#### Task statement:
Nothing after the line with "a_inset_err = [0.0, 0.10]" belongs in the copy; extract the lines below from the top through that line, pictures left out.

*** Material ***

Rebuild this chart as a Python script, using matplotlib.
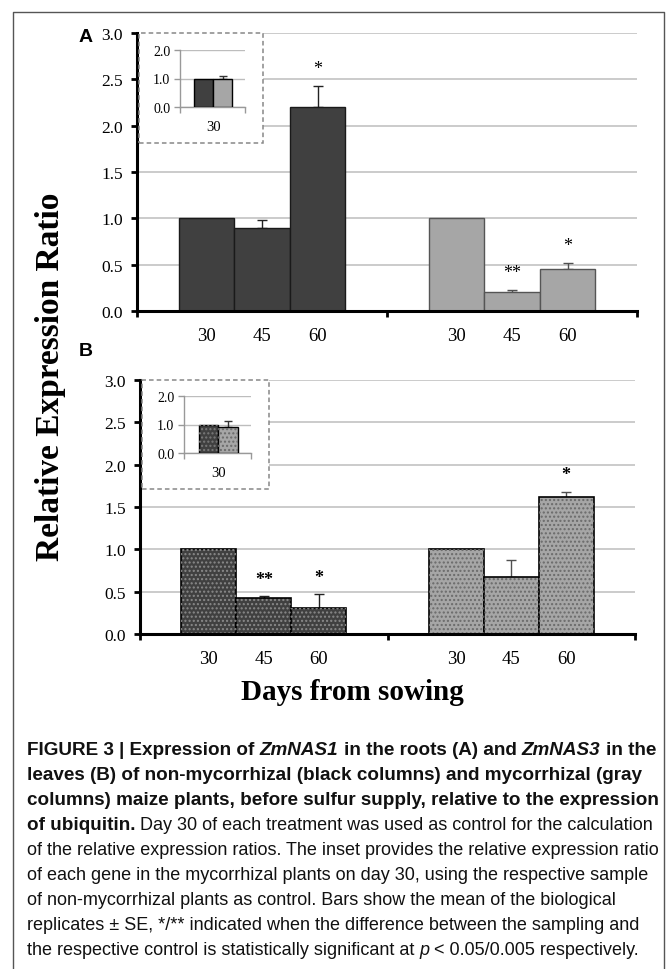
import matplotlib
matplotlib.use("Agg")
import matplotlib.pyplot as plt
from matplotlib import font_manager
from matplotlib.lines import Line2D
from matplotlib.patches import Rectangle
import numpy as np

# ---- data ----
days = ["30", "45", "60"]

# panel A: ZmNAS1, roots
a_nonmyc = [1.0, 0.90, 2.20]
a_nonmyc_err = [0.0, 0.08, 0.23]
a_myc = [1.0, 0.20, 0.45]
a_myc_err = [0.0, 0.03, 0.07]
a_stars_nonmyc = ["", "", "*"]
a_stars_myc = ["", "**", "*"]
a_inset = [1.0, 0.98]
a_inset_err = [0.0, 0.10]

# panel B: ZmNAS3, leaves
b_nonmyc = [1.0, 0.43, 0.31]
b_nonmyc_err = [0.0, 0.02, 0.16]
b_myc = [1.0, 0.67, 1.62]
b_myc_err = [0.0, 0.20, 0.06]
b_stars_nonmyc = ["", "**", "*"]
b_stars_myc = ["", "", "*"]
b_inset = [1.0, 0.90]
b_inset_err = [0.0, 0.22]

y_ticks = [0.0, 0.5, 1.0, 1.5, 2.0, 2.5, 3.0]
inset_ticks = [0.0, 1.0, 2.0]

DARK = "#404040"
LIGHT = "#a6a6a6"
GRID = "#bdbdbd"

W, H = 668, 970
fig = plt.figure(figsize=(W / 100, H / 100), dpi=100)

def box(x0, y0, x1, y1):
    # pixel box (top-left origin) -> figure fraction rect
    return [x0 / W, 1 - y1 / H, (x1 - x0) / W, (y1 - y0) / H]

def fx(x):
    return x / W

def fy(y):
    return 1 - y / H

serif = "Liberation Serif"
names = {f.name for f in font_manager.fontManager.ttflist}
cap_font = "Liberation Sans Narrow" if "Liberation Sans Narrow" in names else "Liberation Sans"

BW = 0.222


def main_panel(rect, nonmyc, nerr, myc, merr, st_n, st_m, dotted, star_bold):
    ax = fig.add_axes(rect)
    ax.set_xlim(0, 2)
    ax.set_ylim(0, 3.0)
    x1 = 0.5 + (np.arange(3) - 1) * BW
    x2 = x1 + 1
    if dotted:
        ax.bar(x1, nonmyc, BW, color=DARK, edgecolor="black", lw=1.2, zorder=3)
        ax.bar(x1, nonmyc, BW, color="none", edgecolor="#8a8a8a", hatch="....", lw=0, zorder=3)
        ax.bar(x2, myc, BW, color=LIGHT, edgecolor="black", lw=1.2, zorder=3)
        ax.bar(x2, myc, BW, color="none", edgecolor="#6a6a6a", hatch="....", lw=0, zorder=3)
    else:
        ax.bar(x1, nonmyc, BW, color=DARK, edgecolor="#1a1a1a", lw=1.0, zorder=3)
        ax.bar(x2, myc, BW, color=LIGHT, edgecolor="#555555", lw=1.0, zorder=3)
    for xs, vals, errs, col in [(x1, nonmyc, nerr, "#222222"), (x2, myc, merr, "#505050")]:
        for x, v, e in zip(xs, vals, errs):
            if e > 0:
                ax.errorbar(x, v, yerr=[[0], [e]], fmt="none", ecolor=col, elinewidth=1.0,
                            capsize=3.5, capthick=1.0, zorder=2)
    wt = "bold" if star_bold else "normal"
    for xs, vals, errs, stars in [(x1, nonmyc, nerr, st_n), (x2, myc, merr, st_m)]:
        for x, v, e, s in zip(xs, vals, errs, stars):
            if s:
                ax.annotate(s, (x, v + e), xytext=(0, 6), textcoords="offset points",
                            ha="center", va="bottom", fontsize=13, family=serif,
                            fontweight=wt, zorder=5)
    ax.set_yticks(y_ticks)
    ax.set_yticklabels([f"{t:.1f}" for t in y_ticks], family=serif, fontsize=12.5)
    ax.set_xticks([0, 1, 2])
    ax.set_xticklabels([])
    ax.tick_params(axis="both", direction="out", length=4, width=2, color="black", pad=6)
    for t in ax.get_yticklines():
        t.set_clip_on(False)
    ax.grid(axis="y", color=GRID, lw=1.1, zorder=0)
    ax.set_axisbelow(True)
    for s in ["top", "right"]:
        ax.spines[s].set_visible(False)
    for s in ["left", "bottom"]:
        ax.spines[s].set_linewidth(2.2)
        ax.spines[s].set_zorder(4)
    # day labels under each bar
    for xs in (x1, x2):
        for x, d in zip(xs, days):
            ax.annotate(d, (x, 0), xytext=(0, -18), textcoords="offset points",
                        ha="center", va="center", fontsize=13.5, family=serif,
                        annotation_clip=False)
    return ax


def inset(frame, rect, vals, errs, dotted):
    fig.add_artist(Rectangle((fx(frame[0]), fy(frame[3])), (frame[2] - frame[0]) / W,
                             (frame[3] - frame[1]) / H, transform=fig.transFigure,
                             facecolor="white", edgecolor="#888888", lw=1.1, ls=(0, (3, 2)),
                             zorder=10))
    ax = fig.add_axes(rect)
    ax.set_zorder(11)
    ax.patch.set_alpha(0)
    ax.set_xlim(0, 1)
    ax.set_ylim(0, 2.0)
    bw = 0.29
    xs = [0.51 - bw / 2, 0.51 + bw / 2]
    cols = [DARK, LIGHT]
    for x, v, c in zip(xs, vals, cols):
        ax.bar(x, v, bw, color=c, edgecolor="black", lw=1.0, zorder=3)
        if dotted:
            ax.bar(x, v, bw, color="none", edgecolor="#7a7a7a" if c == DARK else "#6a6a6a",
                   hatch="....", lw=0, zorder=3)
    for x, v, e in zip(xs, vals, errs):
        if e > 0:
            ax.errorbar(x, v, yerr=[[0], [e]], fmt="none", ecolor="#333333",
                        elinewidth=1.0, capsize=3, capthick=1.0, zorder=2)
    ax.set_yticks(inset_ticks)
    ax.set_yticklabels([f"{t:.1f}" for t in inset_ticks], family=serif, fontsize=10)
    ax.set_xticks([0, 1])
    ax.set_xticklabels([])
    ax.tick_params(axis="both", direction="out", length=4, width=1, color="#999999", pad=3)
    ax.grid(axis="y", color=GRID, lw=1.0, zorder=0)
    ax.set_axisbelow(True)
    for s in ["top", "right"]:
        ax.spines[s].set_visible(False)
    for s in ["left", "bottom"]:
        ax.spines[s].set_color("#999999")
        ax.spines[s].set_linewidth(1.0)
    ax.annotate(days[0], (0.51, 0), xytext=(0, -14), textcoords="offset points",
                ha="center", va="center", fontsize=10.5, family=serif, annotation_clip=False)


main_panel(box(137, 34, 637, 312), a_nonmyc, a_nonmyc_err, a_myc, a_myc_err,
           a_stars_nonmyc, a_stars_myc, dotted=False, star_bold=False)
inset((139, 34, 263, 144), box(180, 51, 245, 108), a_inset, a_inset_err, dotted=False)

main_panel(box(140, 381, 635, 635), b_nonmyc, b_nonmyc_err, b_myc, b_myc_err,
           b_stars_nonmyc, b_stars_myc, dotted=True, star_bold=True)
inset((142, 381, 269, 490), box(184, 397, 251, 454), b_inset, b_inset_err, dotted=True)

# panel letters and shared axis titles
fig.text(fx(86), fy(37), "A", ha="center", va="center", fontsize=14,
         fontweight="bold", family="Liberation Sans")
fig.text(fx(86), fy(352), "B", ha="center", va="center", fontsize=14,
         fontweight="bold", family="Liberation Sans")
fig.text(fx(51), fy(377), "Relative Expression Ratio", rotation=90, ha="center",
         va="center", fontsize=24, fontweight="bold", family=serif)
fig.text(fx(352), fy(693), "Days from sowing", ha="center", va="center",
         fontsize=21, fontweight="bold", family=serif)

# outer frame
fig.add_artist(Line2D([fx(13), fx(13), fx(664), fx(664)], [fy(970), fy(13), fy(13), fy(970)],
                      transform=fig.transFigure, color="#555555", lw=1.0))

# ---- caption ----
R, BD, BI, IT = ("normal", "normal"), ("bold", "normal"), ("bold", "italic"), ("normal", "italic")
caption = [
    [("FIGURE 3 | Expression of ", BD), ("ZmNAS1", BI), (" in the roots (A) and ", BD),
     ("ZmNAS3", BI), (" in the", BD)],
    [("leaves (B) of non-mycorrhizal (black columns) and mycorrhizal (gray", BD)],
    [("columns) maize plants, before sulfur supply, relative to the expression", BD)],
    [("of ubiquitin.", BD), (" Day 30 of each treatment was used as control for the calculation", R)],
    [("of the relative expression ratios. The inset provides the relative expression ratio", R)],
    [("of each gene in the mycorrhizal plants on day 30, using the respective sample", R)],
    [("of non-mycorrhizal plants as control. Bars show the mean of the biological", R)],
    [("replicates \u00b1 SE, */** indicated when the difference between the sampling and", R)],
    [("the respective control is statistically significant at ", R), ("p", IT),
     (" < 0.05/0.005 respectively.", R)],
]

renderer = fig.canvas.get_renderer()


def width(s, size, style):
    # advance width in pixels, bars keep leading/trailing spaces honest
    t1 = fig.text(0, 0, "|" + s + "|", fontsize=size, fontweight=style[0],
                  fontstyle=style[1], family=cap_font)
    t2 = fig.text(0, 0, "||", fontsize=size, fontweight=style[0],
                  fontstyle=style[1], family=cap_font)
    w = t1.get_window_extent(renderer).width - t2.get_window_extent(renderer).width
    t1.remove()
    t2.remove()
    return w


reg_size = 12 * 632 / width(caption[4][0][0], 12, R)
bold_size = 12 * 626 / width(caption[2][0][0], 12, BD)

x0 = 27
for i, line in enumerate(caption):
    x = x0
    base = 755 + 25 * i
    for text, style in line:
        size = bold_size if style[0] == "bold" else reg_size
        lead = len(text) - len(text.lstrip(" "))
        core = text.strip(" ")
        trail = len(text) - len(text.rstrip(" "))
        sp = width(" ", size, style)
        x += lead * sp
        fig.text(fx(x), fy(base), core, ha="left", va="baseline", fontsize=size,
                 fontweight=style[0], fontstyle=style[1], family=cap_font, color="#111111")
        x += width(core, size, style) + trail * sp

fig.savefig("out.png", dpi=100)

***

#### Result below:
Rebuild this chart as a Python script, using matplotlib.
import matplotlib
matplotlib.use("Agg")
import matplotlib.pyplot as plt
from matplotlib import font_manager
from matplotlib.lines import Line2D
from matplotlib.patches import Rectangle
import numpy as np

# ---- data ----
days = ["30", "45", "60"]

# panel A: ZmNAS1, roots
a_nonmyc = [1.0, 0.90, 2.20]
a_nonmyc_err = [0.0, 0.08, 0.23]
a_myc = [1.0, 0.20, 0.45]
a_myc_err = [0.0, 0.03, 0.07]
a_stars_nonmyc = ["", "", "*"]
a_stars_myc = ["", "**", "*"]
a_inset = [1.0, 0.98]
a_inset_err = [0.0, 0.10]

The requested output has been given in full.